-- REQUIRED TASK --
Copy the data exactly as it appears, and do not include any pictures.

-- DATASET EXTRACT --

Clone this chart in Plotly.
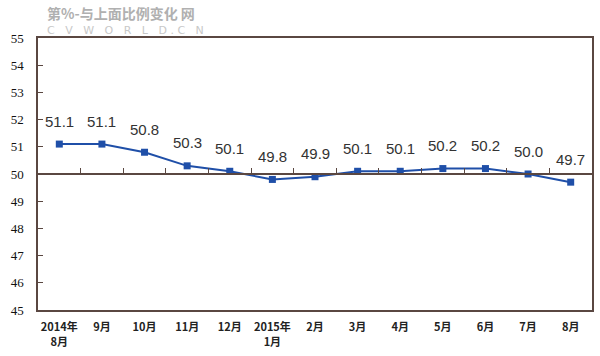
import plotly.graph_objects as go

months_top = ["2014年", "9月", "10月", "11月", "12月", "2015年", "2月",
              "3月", "4月", "5月", "6月", "7月", "8月"]
months_bottom = ["8月", "", "", "", "", "1月", "", "", "", "", "", "", ""]
pmi = [51.1, 51.1, 50.8, 50.3, 50.1, 49.8, 49.9, 50.1, 50.1, 50.2, 50.2, 50.0, 49.7]
y_ticks = [45, 46, 47, 48, 49, 50, 51, 52, 53, 54, 55]

idx = list(range(len(months_top)))
frame = "#5a4741"
blue = "#1f4fa8"
xr = [-0.5, len(idx) - 0.5]
xfont = dict(family="Noto Sans CJK SC", size=11, color="#222222", weight="bold")

fig = go.Figure()
fig.add_trace(go.Scatter(
    x=idx, y=pmi, mode="lines+markers",
    line=dict(color=blue, width=2),
    marker=dict(symbol="square", size=7, color=blue),
    showlegend=False, hoverinfo="skip"))
# invisible traces for the extra axes
fig.add_trace(go.Scatter(x=[idx[0]], y=[50], xaxis="x2", mode="markers",
                         marker=dict(opacity=0), showlegend=False, hoverinfo="skip"))
fig.add_trace(go.Scatter(x=[idx[0]], y=[50], xaxis="x3", mode="markers",
                         marker=dict(opacity=0), showlegend=False, hoverinfo="skip"))

for i, v in zip(idx, pmi):
    fig.add_annotation(x=i, y=v, text=f"{v:.1f}", showarrow=False, yshift=23,
                       font=dict(family="Liberation Sans, Arial", size=15, color="#333333"))

# watermark
fig.add_annotation(xref="paper", yref="paper", x=0.012, y=1.0, yshift=25, xanchor="left",
                   yanchor="middle",
                   text="<b>第%-与上面比例变化 网</b>", showarrow=False,
                   font=dict(family="Noto Sans CJK SC", size=14, color="#b0b0b0"))
fig.add_annotation(xref="paper", yref="paper", x=0.012, y=1.0, yshift=8, xanchor="left",
                   yanchor="middle",
                   text="C   V   W   O   R   L   D . C   N", showarrow=False,
                   font=dict(family="DejaVu Sans", size=11, color="#c8c8c8"))

fig.update_layout(
    width=600, height=356,
    margin=dict(l=38, r=8, t=38, b=46, autoexpand=False),
    paper_bgcolor="white", plot_bgcolor="white",
    xaxis=dict(range=xr, tickmode="array", tickvals=idx,
               ticktext=months_top, showgrid=False, zeroline=False, automargin=False,
               showline=True, mirror=True, linecolor=frame, linewidth=1.5,
               ticks="", ticklabelstandoff=6, tickfont=xfont),
    xaxis2=dict(range=xr, overlaying="x", anchor="free",
                position=0.5, side="bottom", tickmode="array", automargin=False,
                tickvals=[i + 0.5 for i in idx[:-1]], showticklabels=False,
                ticks="inside", ticklen=5, tickcolor=frame, tickwidth=1,
                showline=True, linecolor=frame, linewidth=1.5,
                showgrid=False, zeroline=False),
    xaxis3=dict(range=xr, overlaying="x", anchor="y", side="bottom",
                tickmode="array", tickvals=idx, ticktext=months_bottom,
                automargin=False, showline=False, showgrid=False, zeroline=False,
                ticks="", ticklabelstandoff=24, tickfont=xfont),
    yaxis=dict(range=[45, 55], tickmode="array", tickvals=y_ticks, automargin=False,
               showgrid=False, zeroline=False, showline=True, mirror=True,
               linecolor=frame, linewidth=1.5, ticks="inside", ticklen=5,
               tickcolor=frame, ticklabelstandoff=10,
               tickfont=dict(family="Liberation Serif", size=13, color="#111111")),
)

fig.write_html("out.html", config={"displayModeBar": False},
               post_script="document.body.style.margin='0';")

-- ANSWER TO THIS TASK --
Clone this chart in Plotly.
import plotly.graph_objects as go

months_top = ["2014年", "9月", "10月", "11月", "12月", "2015年", "2月",
              "3月", "4月", "5月", "6月", "7月", "8月"]
months_bottom = ["8月", "", "", "", "", "1月", "", "", "", "", "", "", ""]
pmi = [51.1, 51.1, 50.8, 50.3, 50.1, 49.8, 49.9, 50.1, 50.1, 50.2, 50.2, 50.0, 49.7]
y_ticks = [45, 46, 47, 48, 49, 50, 51, 52, 53, 54, 55]

idx = list(range(len(months_top)))
frame = "#5a4741"
blue = "#1f4fa8"
xr = [-0.5, len(idx) - 0.5]
xfont = dict(family="Noto Sans CJK SC", size=11, color="#222222", weight="bold")

fig = go.Figure()
fig.add_trace(go.Scatter(
    x=idx, y=pmi, mode="lines+markers",
    line=dict(color=blue, width=2),
    marker=dict(symbol="square", size=7, color=blue),
    showlegend=False, hoverinfo="skip"))
# invisible traces for the extra axes
fig.add_trace(go.Scatter(x=[idx[0]], y=[50], xaxis="x2", mode="markers",
                         marker=dict(opacity=0), showlegend=False, hoverinfo="skip"))
fig.add_trace(go.Scatter(x=[idx[0]], y=[50], xaxis="x3", mode="markers",
                         marker=dict(opacity=0), showlegend=False, hoverinfo="skip"))

for i, v in zip(idx, pmi):
    fig.add_annotation(x=i, y=v, text=f"{v:.1f}", showarrow=False, yshift=23,
                       font=dict(family="Liberation Sans, Arial", size=15, color="#333333"))

# watermark
fig.add_annotation(xref="paper", yref="paper", x=0.012, y=1.0, yshift=25, xanchor="left",
                   yanchor="middle",
                   text="<b>第%-与上面比例变化 网</b>", showarrow=False,
                   font=dict(family="Noto Sans CJK SC", size=14, color="#b0b0b0"))
fig.add_annotation(xref="paper", yref="paper", x=0.012, y=1.0, yshift=8, xanchor="left",
                   yanchor="middle",
                   text="C   V   W   O   R   L   D . C   N", showarrow=False,
                   font=dict(family="DejaVu Sans", size=11, color="#c8c8c8"))

fig.update_layout(
    width=600, height=356,
    margin=dict(l=38, r=8, t=38, b=46, autoexpand=False),
    paper_bgcolor="white", plot_bgcolor="white",
    xaxis=dict(range=xr, tickmode="array", tickvals=idx,
               ticktext=months_top, showgrid=False, zeroline=False, automargin=False,
               showline=True, mirror=True, linecolor=frame, linewidth=1.5,
               ticks="", ticklabelstandoff=6, tickfont=xfont),
    xaxis2=dict(range=xr, overlaying="x", anchor="free",
                position=0.5, side="bottom", tickmode="array", automargin=False,
                tickvals=[i + 0.5 for i in idx[:-1]], showticklabels=False,
                ticks="inside", ticklen=5, tickcolor=frame, tickwidth=1,
                showline=True, linecolor=frame, linewidth=1.5,
                showgrid=False, zeroline=False),
    xaxis3=dict(range=xr, overlaying="x", anchor="y", side="bottom",
                tickmode="array", tickvals=idx, ticktext=months_bottom,
                automargin=False, showline=False, showgrid=False, zeroline=False,
                ticks="", ticklabelstandoff=24, tickfont=xfont),
    yaxis=dict(range=[45, 55], tickmode="array", tickvals=y_ticks, automargin=False,
               showgrid=False, zeroline=False, showline=True, mirror=True,
               linecolor=frame, linewidth=1.5, ticks="inside", ticklen=5,
               tickcolor=frame, ticklabelstandoff=10,
               tickfont=dict(family="Liberation Serif", size=13, color="#111111")),
)

fig.write_html("out.html", config={"displayModeBar": False},
               post_script="document.body.style.margin='0';")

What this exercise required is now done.